[begin Records to process]
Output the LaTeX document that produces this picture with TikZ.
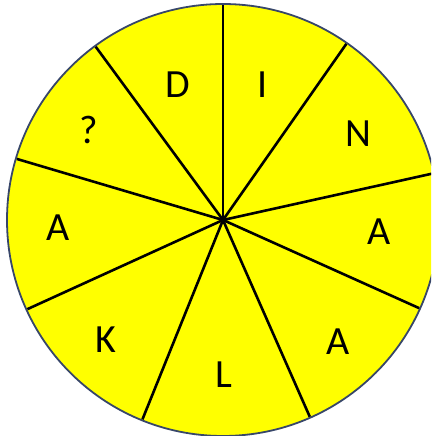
\documentclass[tikz,border=0pt]{standalone}
\usepackage{fontspec}
\setmainfont{Carlito}
\definecolor{wheelfill}{RGB}{255,255,0}
\definecolor{rimcol}{RGB}{55,70,105}
\begin{document}
\begin{tikzpicture}[x=1pt,y=-1pt,
  spoke/.style={line width=2.6pt,black},
  rim/.style={line width=1.8pt,draw=rimcol,fill=wheelfill},
  letter/.style={font=\fontsize{40}{40}\selectfont,inner sep=0pt}]
\useasboundingbox (0,0) rectangle (431,436);
\clip (0,0) rectangle (431,436);
\coordinate (c) at (223,220);
\draw[rim] (c) circle[radius=216];
\foreach \a in {90,55,12.5,-24.2,-66.2,-112,-155.5,163.5,126.3}
  \draw[spoke] (c) -- ++({215*cos(\a)},{-215*sin(\a)});
\node[letter] (d) at (178,85) {D};
\node[letter] (i) at (263,85) {I};
\node[letter] (n) at (358,134) {N};
\node[letter] (a1) at (379,232) {A};
\node[letter] (a2) at (338,342) {A};
\node[letter] (l) at (224,375) {L};
\node[letter] (k) at (106,340) {K};
\node[letter] (a3) at (58,228) {A};
\node[letter] (q) at (89,130) {?};
\end{tikzpicture}
\end{document}
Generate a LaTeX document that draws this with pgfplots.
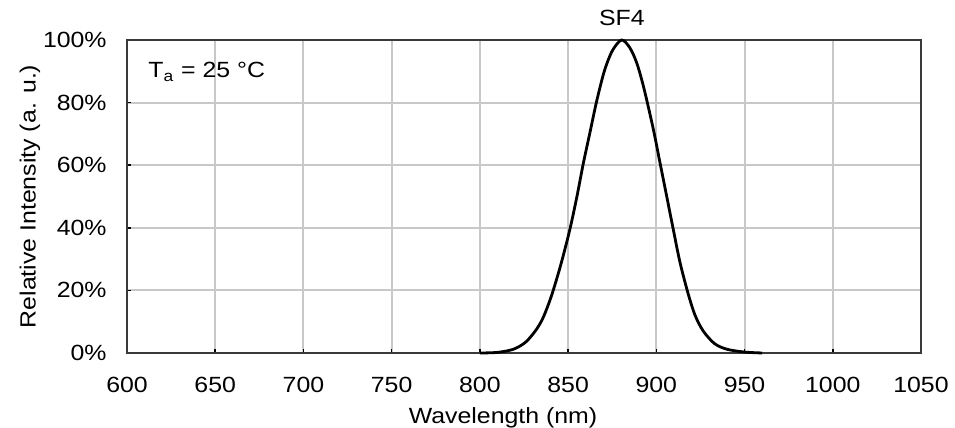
\documentclass[border=0pt]{standalone}
\usepackage{fontspec}
\setmainfont{Liberation Sans}[FakeStretch=1.13]
\usepackage{pgfplots}
\pgfplotsset{compat=1.18}
\definecolor{gridc}{HTML}{C8C8C8}
\definecolor{framec}{HTML}{3A3A3A}
\begin{document}
\begin{tikzpicture}[font=\fontsize{11}{13}\selectfont]
\begin{axis}[
  scale only axis,
  width=397pt, height=156.5pt,
  xmin=600, xmax=1050, ymin=0, ymax=100,
  xtick={600,650,...,1050},
  ytick={0,20,...,100},
  yticklabel={\pgfmathprintnumber{\tick}\%},
  /pgf/number format/assume math mode=true,
  /pgf/number format/1000 sep={},
  grid=major,
  major grid style={gridc, line width=1pt},
  axis line style={framec, line width=1.1pt},
  tick style={black, line width=0.8pt},
  tick align=inside,
  major tick length=2pt,
  xtick pos=left, ytick pos=left,
  xticklabel style={anchor=center, yshift=-16pt, inner sep=0pt},
  yticklabel style={anchor=east, inner sep=0pt, xshift=-10pt},
  xlabel={Wavelength (nm)},
  ylabel={Relative Intensity (a. u.)},
  xlabel style={at={(axis description cs:0.4736,-0.2077)}, anchor=center, inner sep=0pt},
  ylabel style={at={(axis description cs:-0.1222,0.5)}, anchor=center, inner sep=0pt},
  clip=false,
]
\addplot[black, line width=1.4pt, smooth, tension=0.5] coordinates {
(800,0) (810,0.2) (819,1.2) (826,3.5) (832,7.5) (836,11.5) (840.7,18.5)
(846,28.5) (851,39.5) (855,50) (858.6,60.5) (862.4,70.5) (866.2,80.5)
(870.5,90) (875,96.5) (880.3,100) (885,97.5) (889,92.5) (893,84.5)
(898.3,71.5) (902,61) (905.9,50) (909.6,39.5) (913.4,29)
(918,19) (922,12) (926.6,7) (933,3) (940,1.2) (950,0.3) (960,0)
};
\node[anchor=west, inner sep=0pt] at (axis cs:611.9,89.8) {T\textsubscript{a} = 25 °C};
\node[anchor=center, inner sep=0pt] at (axis cs:880.5,107) {SF4};
\end{axis}
\pgfresetboundingbox
\useasboundingbox (-63.5pt,-37.5pt) rectangle (414pt,176.5pt);
\end{tikzpicture}
\end{document}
[end Records to process]
_Directive:_ Leave out the pictures and restate everything else word for word.

_Full response:_
Output the LaTeX document that produces this picture with TikZ.
\documentclass[tikz,border=0pt]{standalone}
\usepackage{fontspec}
\setmainfont{Carlito}
\definecolor{wheelfill}{RGB}{255,255,0}
\definecolor{rimcol}{RGB}{55,70,105}
\begin{document}
\begin{tikzpicture}[x=1pt,y=-1pt,
  spoke/.style={line width=2.6pt,black},
  rim/.style={line width=1.8pt,draw=rimcol,fill=wheelfill},
  letter/.style={font=\fontsize{40}{40}\selectfont,inner sep=0pt}]
\useasboundingbox (0,0) rectangle (431,436);
\clip (0,0) rectangle (431,436);
\coordinate (c) at (223,220);
\draw[rim] (c) circle[radius=216];
\foreach \a in {90,55,12.5,-24.2,-66.2,-112,-155.5,163.5,126.3}
  \draw[spoke] (c) -- ++({215*cos(\a)},{-215*sin(\a)});
\node[letter] (d) at (178,85) {D};
\node[letter] (i) at (263,85) {I};
\node[letter] (n) at (358,134) {N};
\node[letter] (a1) at (379,232) {A};
\node[letter] (a2) at (338,342) {A};
\node[letter] (l) at (224,375) {L};
\node[letter] (k) at (106,340) {K};
\node[letter] (a3) at (58,228) {A};
\node[letter] (q) at (89,130) {?};
\end{tikzpicture}
\end{document}
Generate a LaTeX document that draws this with pgfplots.
\documentclass[border=0pt]{standalone}
\usepackage{fontspec}
\setmainfont{Liberation Sans}[FakeStretch=1.13]
\usepackage{pgfplots}
\pgfplotsset{compat=1.18}
\definecolor{gridc}{HTML}{C8C8C8}
\definecolor{framec}{HTML}{3A3A3A}
\begin{document}
\begin{tikzpicture}[font=\fontsize{11}{13}\selectfont]
\begin{axis}[
  scale only axis,
  width=397pt, height=156.5pt,
  xmin=600, xmax=1050, ymin=0, ymax=100,
  xtick={600,650,...,1050},
  ytick={0,20,...,100},
  yticklabel={\pgfmathprintnumber{\tick}\%},
  /pgf/number format/assume math mode=true,
  /pgf/number format/1000 sep={},
  grid=major,
  major grid style={gridc, line width=1pt},
  axis line style={framec, line width=1.1pt},
  tick style={black, line width=0.8pt},
  tick align=inside,
  major tick length=2pt,
  xtick pos=left, ytick pos=left,
  xticklabel style={anchor=center, yshift=-16pt, inner sep=0pt},
  yticklabel style={anchor=east, inner sep=0pt, xshift=-10pt},
  xlabel={Wavelength (nm)},
  ylabel={Relative Intensity (a. u.)},
  xlabel style={at={(axis description cs:0.4736,-0.2077)}, anchor=center, inner sep=0pt},
  ylabel style={at={(axis description cs:-0.1222,0.5)}, anchor=center, inner sep=0pt},
  clip=false,
]
\addplot[black, line width=1.4pt, smooth, tension=0.5] coordinates {
(800,0) (810,0.2) (819,1.2) (826,3.5) (832,7.5) (836,11.5) (840.7,18.5)
(846,28.5) (851,39.5) (855,50) (858.6,60.5) (862.4,70.5) (866.2,80.5)
(870.5,90) (875,96.5) (880.3,100) (885,97.5) (889,92.5) (893,84.5)
(898.3,71.5) (902,61) (905.9,50) (909.6,39.5) (913.4,29)
(918,19) (922,12) (926.6,7) (933,3) (940,1.2) (950,0.3) (960,0)
};
\node[anchor=west, inner sep=0pt] at (axis cs:611.9,89.8) {T\textsubscript{a} = 25 °C};
\node[anchor=center, inner sep=0pt] at (axis cs:880.5,107) {SF4};
\end{axis}
\pgfresetboundingbox
\useasboundingbox (-63.5pt,-37.5pt) rectangle (414pt,176.5pt);
\end{tikzpicture}
\end{document}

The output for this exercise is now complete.